Much to her credit, she didn’t do what some singers I’ve heard at RTH (or similarly oversized venues) do: shriek and bellow at the back wall. While Fleming possesses a voice that’s entirely big enough for such purposes, she took a more intelligent approach. This was, after all, an art-song recital, and Fleming treated it as such, creating an illusion of intimacy. While this may have made people up in the second balcony wish they had bought more expensive seats, it made everyone in the hall listen more closely and attentively. Fleming made us better listeners, and we were richly rewarded for the effort.
Fleming’s set of four songs by Rachmaninoff was cobbled together from several cycles: Op. 4 No. 3, Op. 8 No. 1, Op. 4. No. 4 and Op. 14 No 11. Here, Fleming took a more full-bodied vocal approach, nicely matching the composer’s lush piano textures. This was glamorous, elegant singing, and Fleming’s phrases soared expressively. I particularly enjoyed “Vesenniye vodï” (“Spring Waters”), which Fleming made into an outburst of pure joy.
Similarly, Fleming assembled a set of thee Richard Strauss songs from various sources. “Das Büchlein” was a flurry of activity. The sparse-textured “Ruhe, meine Seele!” was sung with admirable restraint. And “Allerseelen” was autumnal and comforting.
Three of the Songs of the Auvergne, by Canteloube, were excellent vehicles for the sheer beauty of Fleming’s tone. Her “Baïlèro,” in particular, was clean, clear and utterly gorgeous; this one song alone was worth the price of admission. “Malurous qu’o un fenno” sparkled delightfully, and “Brezairola” offered even more vocal gorgeousness.

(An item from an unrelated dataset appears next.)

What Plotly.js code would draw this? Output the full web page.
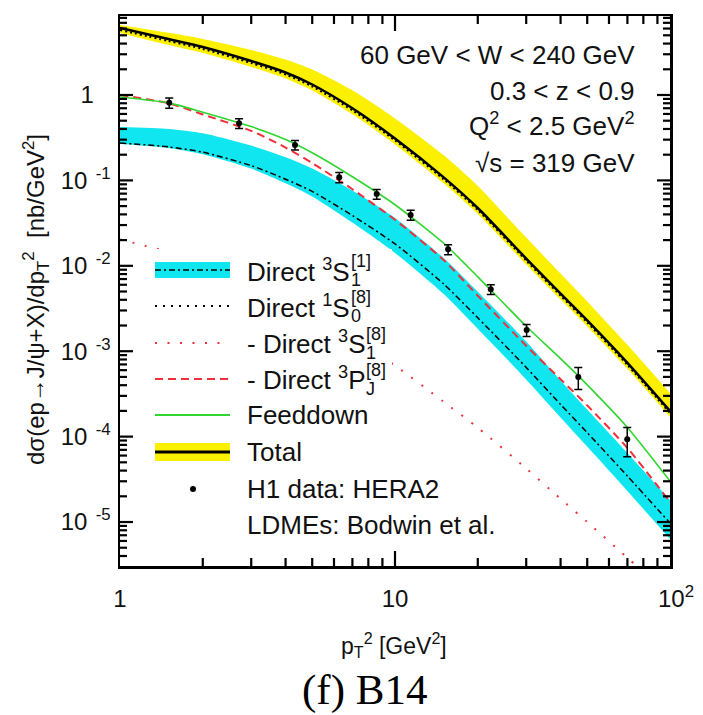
<!DOCTYPE html>
<html><head><meta charset="utf-8">
<script src="https://cdn.plot.ly/plotly-3.0.1.min.js"></script>
<style>html,body{margin:0;padding:0;background:#fff}#chart{width:703px;height:715px}</style>
</head><body><div id="chart"></div>
<script>
// ---------------- data ----------------
const pt2Grid      = [1, 1.5, 2, 3, 4, 5, 7, 10, 15, 20, 30, 40, 50, 70, 100];
const totalCentral = [6.09, 4.53, 3.65, 2.50, 1.835, 1.327, 0.699, 0.310, 0.1093, 0.0475, 0.01215, 0.00473, 0.002295, 7.31e-4, 1.994e-4];
const totalUpper   = [6.60, 5.34, 4.53, 3.37, 2.60, 1.99, 1.135, 0.532, 0.198, 0.0860, 0.02139, 0.00810, 0.00383, 0.001189, 3.24e-4];
const totalLower   = [5.32, 3.85, 3.10, 2.13, 1.56, 1.129, 0.594, 0.264, 0.0930, 0.0404, 0.01033, 0.00402, 0.001952, 6.22e-4, 1.696e-4];
const direct1S08   = [5.77, 4.29, 3.46, 2.37, 1.74, 1.257, 0.662, 0.294, 0.1035, 0.0450, 0.01151, 0.00448, 0.002174, 6.92e-4, 1.889e-4];
const feeddown     = [0.947, 0.808, 0.629, 0.4266, 0.3012, 0.2104, 0.1102, 0.0519, 0.01849, 0.00743, 0.001962, 8.19e-4, 4.04e-4, 1.281e-4, 3.02e-5];
const minus3PJ8    = [1.000, 0.800, 0.592, 0.380, 0.2427, 0.1598, 0.0788, 0.03456, 0.01173, 0.004467, 0.001157, 4.70e-4, 2.319e-4, 7.35e-5, 1.715e-5];
const direct3S11   = [0.274, 0.2468, 0.2139, 0.1491, 0.1033, 0.0743, 0.0388, 0.01805, 0.006155, 0.002461, 6.46e-4, 2.382e-4, 1.113e-4, 3.455e-5, 9.73e-6];
const direct3S11Up = [0.422, 0.401, 0.357, 0.2556, 0.1869, 0.1382, 0.0762, 0.0364, 0.01241, 0.004962, 0.001302, 4.55e-4, 2.071e-4, 6.43e-5, 1.81e-5];
const direct3S11Lo = [0.2668, 0.2402, 0.2026, 0.1375, 0.0927, 0.0650, 0.0321, 0.01416, 0.0047, 0.001830, 4.67e-4, 1.678e-4, 7.64e-5, 2.31e-5, 6.32e-6];
const minus3S18    = [0.02032, 0.01459, 0.01105, 0.00653, 0.004108, 0.002779, 0.001443, 6.80e-4, 2.569e-4, 1.271e-4, 4.24e-5, 1.869e-5, 1.0e-5, 3.82e-6, 1.397e-6];

const h1PT2   = [1.51, 2.71, 4.33, 6.27, 8.58, 11.4, 15.6, 22.3, 30.1, 46.4, 69.9];
const h1Sigma = [0.81, 0.466, 0.260, 0.109, 0.0693, 0.0394, 0.0156, 0.00531, 0.00177, 5.0e-4, 9.3e-5];
const h1Err   = [0.11, 0.06, 0.033, 0.015, 0.009, 0.0052, 0.0021, 0.0007, 0.00028, 1.45e-4, 3.5e-5];

const xTickVals = [1, 10, 100];
const xTickText = ['1', '10', '\u200210<sup>2</sup>'];
const yTickVals = [1e-5, 1e-4, 1e-3, 1e-2, 1e-1, 1];
const yTickText = ['10<sup>\u2002-5</sup>', '10<sup>\u2002-4</sup>', '10<sup>\u2002-3</sup>', '10<sup>\u2002-2</sup>', '10<sup>\u2002-1</sup>', '1<sup>\u2002\u2002</sup>'];

const xTitle = 'p<sub>T</sub><sup>2</sup> [GeV<sup>2</sup>]';
const yTitle = 'd\u03C3(ep\u2192J/\u03C8+X)/dp<sub>T</sub><sup>2</sup>  [nb/GeV<sup>2</sup>]';
const infoLines = ['60 GeV &lt; W &lt; 240 GeV', '0.3 &lt; z &lt; 0.9', 'Q<sup>2</sup> &lt; 2.5 GeV<sup>2</sup>', '\u221As = 319 GeV'];
const legendLabels = [
  {pre: 'Direct ', sup1: '3', base: 'S', sub: '1', sup2: '[1]'},
  {pre: 'Direct ', sup1: '1', base: 'S', sub: '0', sup2: '[8]'},
  {pre: '- Direct ', sup1: '3', base: 'S', sub: '1', sup2: '[8]'},
  {pre: '- Direct ', sup1: '3', base: 'P', sub: 'J', sup2: '[8]'},
  {text: 'Feeddown'}, {text: 'Total'}, {text: 'H1 data: HERA2'}, {text: 'LDMEs: Bodwin et al.'}
];
const caption = '(f) B14';

// ---------------- styling / geometry ----------------
const FONT = '"Liberation Sans", Arial, Helvetica, sans-serif';
const W = 703, H = 715, ML = 120, MR = 33, MT = 16, MB = 149;
const PW = W - ML - MR, PH = H - MT - MB;
const px2x = p => (p - ML) / PW;
const py2y = p => (H - MB - p) / PH;
const YELLOW = '#fbf000', CYAN = '#10e6f0', GREEN = '#2fd62f', RED = '#f0303a';
const XRANGE = [0, 2], YRANGE = [-5.515, 0.925];

function lineTrace(y, color, width, dash, extra) {
  return Object.assign({
    type: 'scatter', mode: 'lines', x: pt2Grid, y: y, hoverinfo: 'skip', showlegend: false,
    line: {color: color, width: width, dash: dash, shape: 'spline', smoothing: 0.7}
  }, extra || {});
}

const traces = [
  lineTrace(totalLower, YELLOW, 0, 'solid'),
  lineTrace(totalUpper, YELLOW, 0, 'solid', {fill: 'tonexty', fillcolor: YELLOW}),
  lineTrace(direct3S11Lo, CYAN, 0, 'solid'),
  lineTrace(direct3S11Up, CYAN, 0, 'solid', {fill: 'tonexty', fillcolor: CYAN}),
  lineTrace(minus3S18, RED, 2, '2px,10.5px'),
  lineTrace(direct3S11, '#000', 1.5, '6px,3px,2px,3px'),
  lineTrace(minus3PJ8, RED, 2, '8px,5px'),
  lineTrace(feeddown, GREEN, 1.6, 'solid'),
  lineTrace(totalCentral, '#000', 2.5, 'solid'),
  lineTrace(direct1S08, '#000', 2, '2px,3px'),
  {
    type: 'scatter', mode: 'markers', x: h1PT2, y: h1Sigma, showlegend: false, hoverinfo: 'x+y',
    marker: {color: '#000', size: 6, symbol: 'circle'},
    error_y: {type: 'data', array: h1Err, visible: true, color: '#000', thickness: 1.5, width: 4}
  }
];

// ---------------- ROOT-style tick marks on all four sides (axis decoration) ----------------
const xMinor = [];
[1, 10].forEach(d => { for (let k = 2; k <= 9; k++) xMinor.push(k * d); });
const yMinor = [];
for (let e = -6; e <= 0; e++) for (let k = 2; k <= 9; k++) yMinor.push(k * Math.pow(10, e));
const ySpan = YRANGE[1] - YRANGE[0], xSpan = XRANGE[1] - XRANGE[0];
const inX = v => Math.log10(v) > XRANGE[0] + 0.005 && Math.log10(v) < XRANGE[1] - 0.005;
const inY = v => Math.log10(v) > YRANGE[0] + 0.01 && Math.log10(v) < YRANGE[1] - 0.01;
const tx = [], ty = [];
function addXTicks(vals, len) {
  const d = len * ySpan / PH;
  vals.filter(inX).forEach(v => {
    tx.push(v, v, null, v, v, null);
    ty.push(Math.pow(10, YRANGE[0]), Math.pow(10, YRANGE[0] + d), null,
            Math.pow(10, YRANGE[1]), Math.pow(10, YRANGE[1] - d), null);
  });
}
function addYTicks(vals, len) {
  const d = len * xSpan / PW;
  vals.filter(inY).forEach(v => {
    tx.push(Math.pow(10, XRANGE[0]), Math.pow(10, XRANGE[0] + d), null,
            Math.pow(10, XRANGE[1]), Math.pow(10, XRANGE[1] - d), null);
    ty.push(v, v, null, v, v, null);
  });
}
addXTicks(xTickVals, 15); addXTicks(xMinor, 8);
addYTicks(yTickVals, 13); addYTicks(yMinor, 7);
traces.push({type: 'scatter', mode: 'lines', x: tx, y: ty, hoverinfo: 'skip', showlegend: false,
  connectgaps: false, line: {color: '#000', width: 2.2}});

const annotations = [];
const shapes = [];

// ---------------- hand-built legend (ROOT style) ----------------
const canvas = document.createElement('canvas');
const ctx = canvas.getContext('2d');
function tw(str, size) { ctx.font = size + 'px "Liberation Sans"'; return ctx.measureText(str).width; }

const LEG_FS = 26, SUP_FS = 18;
const rowY = [270, 306, 343, 379, 415, 452, 489, 525];
const textX = 245, sampleX0 = 155, sampleX1 = 230;

// white legend box hides curves underneath (as in the ROOT legend)
shapes.push({type: 'rect', xref: 'paper', yref: 'paper', layer: 'above',
  x0: px2x(148), x1: px2x(392), y0: py2y(545), y1: py2y(249),
  fillcolor: '#fff', line: {width: 0}});

legendLabels.forEach((lab, i) => {
  const yy = py2y(rowY[i]);
  if (lab.text) {
    annotations.push({xref: 'paper', yref: 'paper', x: px2x(textX), y: yy, xanchor: 'left', yanchor: 'middle',
      text: lab.text, showarrow: false, font: {family: FONT, size: LEG_FS, color: '#111'}});
  } else {
    annotations.push({xref: 'paper', yref: 'paper', x: px2x(textX), y: yy, xanchor: 'left', yanchor: 'middle',
      text: lab.pre + '<sup>' + lab.sup1 + '</sup>' + lab.base, showarrow: false,
      font: {family: FONT, size: LEG_FS, color: '#111'}});
    const w = tw(lab.pre, LEG_FS) + tw(lab.sup1, LEG_FS * 0.7) + tw(lab.base, LEG_FS);
    const sx = px2x(textX + w + 1);
    annotations.push({xref: 'paper', yref: 'paper', x: sx, y: yy, xanchor: 'left', yanchor: 'middle', yshift: 9,
      text: lab.sup2, showarrow: false, font: {family: FONT, size: SUP_FS, color: '#111'}});
    annotations.push({xref: 'paper', yref: 'paper', x: sx, y: yy, xanchor: 'left', yanchor: 'middle', yshift: -10,
      text: lab.sub, showarrow: false, font: {family: FONT, size: SUP_FS, color: '#111'}});
  }
});

function sampleLine(row, color, width, dash) {
  shapes.push({type: 'line', xref: 'paper', yref: 'paper', layer: 'above',
    x0: px2x(sampleX0), x1: px2x(sampleX1), y0: py2y(rowY[row]), y1: py2y(rowY[row]),
    line: {color: color, width: width, dash: dash}});
}
function sampleBand(row, color, half) {
  shapes.push({type: 'rect', xref: 'paper', yref: 'paper', layer: 'above',
    x0: px2x(sampleX0), x1: px2x(sampleX1), y0: py2y(rowY[row] + half), y1: py2y(rowY[row] - half),
    fillcolor: color, line: {width: 0}});
}
sampleBand(0, CYAN, 8);
sampleLine(0, '#000', 1.5, '6px,3px,2px,3px');
sampleLine(1, '#000', 2, '2px,6px');
sampleLine(2, RED, 2, '2px,10.5px');
sampleLine(3, RED, 2, '8px,5px');
sampleLine(4, GREEN, 1.8, 'solid');
sampleBand(5, YELLOW, 9);
sampleLine(5, '#000', 3, 'solid');
shapes.push({type: 'circle', xref: 'paper', yref: 'paper', layer: 'above',
  x0: px2x(193 - 3), x1: px2x(193 + 3), y0: py2y(rowY[6] + 3), y1: py2y(rowY[6] - 3),
  fillcolor: '#000', line: {color: '#000', width: 0}});

// info text (top right)
const infoY = [55, 91, 124, 163];
infoLines.forEach((t, i) => {
  annotations.push({xref: 'paper', yref: 'paper', x: px2x(637), y: py2y(infoY[i]), xanchor: 'right', yanchor: 'middle',
    text: t, showarrow: false, font: {family: FONT, size: LEG_FS, color: '#111'}});
});

// axis titles
annotations.push({xref: 'paper', yref: 'paper', x: px2x(394), y: py2y(645), xanchor: 'center', yanchor: 'middle',
  text: xTitle, showarrow: false, font: {family: FONT, size: 23, color: '#111'}});
annotations.push({xref: 'paper', yref: 'paper', x: px2x(36), y: py2y(300), xanchor: 'center', yanchor: 'middle',
  textangle: -90, text: yTitle, showarrow: false, font: {family: FONT, size: 24, color: '#111'}});

// caption
annotations.push({xref: 'paper', yref: 'paper', x: px2x(364), y: py2y(690), xanchor: 'center', yanchor: 'middle',
  text: caption, showarrow: false, font: {family: '"Liberation Serif", "Times New Roman", serif', size: 43, color: '#000'}});

const tickFont = {family: FONT, size: 24, color: '#111'};

const layout = {
  width: W, height: H, margin: {l: ML, r: MR, t: MT, b: MB},
  paper_bgcolor: '#fff', plot_bgcolor: '#fff', showlegend: false,
  xaxis: {
    type: 'log', range: XRANGE, showline: true, linecolor: '#000', linewidth: 2.5, mirror: true,
    ticks: '', showgrid: false, zeroline: false, automargin: false,
    tickmode: 'array', tickvals: xTickVals, ticktext: xTickText, tickfont: tickFont, ticklabelstandoff: 10
  },
  yaxis: {
    type: 'log', range: YRANGE, showline: true, linecolor: '#000', linewidth: 2.5, mirror: true,
    ticks: '', showgrid: false, zeroline: false, automargin: false,
    tickmode: 'array', tickvals: yTickVals, ticktext: yTickText, tickfont: tickFont, ticklabelstandoff: 2
  },
  shapes: shapes,
  annotations: annotations
};

Plotly.newPlot('chart', traces, layout, {displayModeBar: false, staticPlot: true});
</script>
</body></html>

It seems that Fleming wanted something new and different as a conclusion to her program. Nothing wrong with that – but I can’t say I shared her apparent enthusiasm for the five songs by the jazz singer Patricia Barber that she chose (entitled “Higher,” “Scream,” “Hunger,” “Morpheus” and “You Gotta Go Home”). Nor can I say that either Fleming or Moore fully embraced the jazzy qualities of this repertoire. Also, despite Fleming’s best attempts at getting the words out into the hall, the songs made a strong case for the need to print the texts of English-language songs in the program book. It would have been nice to know what Fleming was singing about.
Some people say that the song recital is dead or dying. And it may be true that not every singing Tom, Dick or Harriet can draw an audience these days. But as long as Fleming and a few other artists of her stature are prepared to tour with superb programs of art songs, the genre will survive.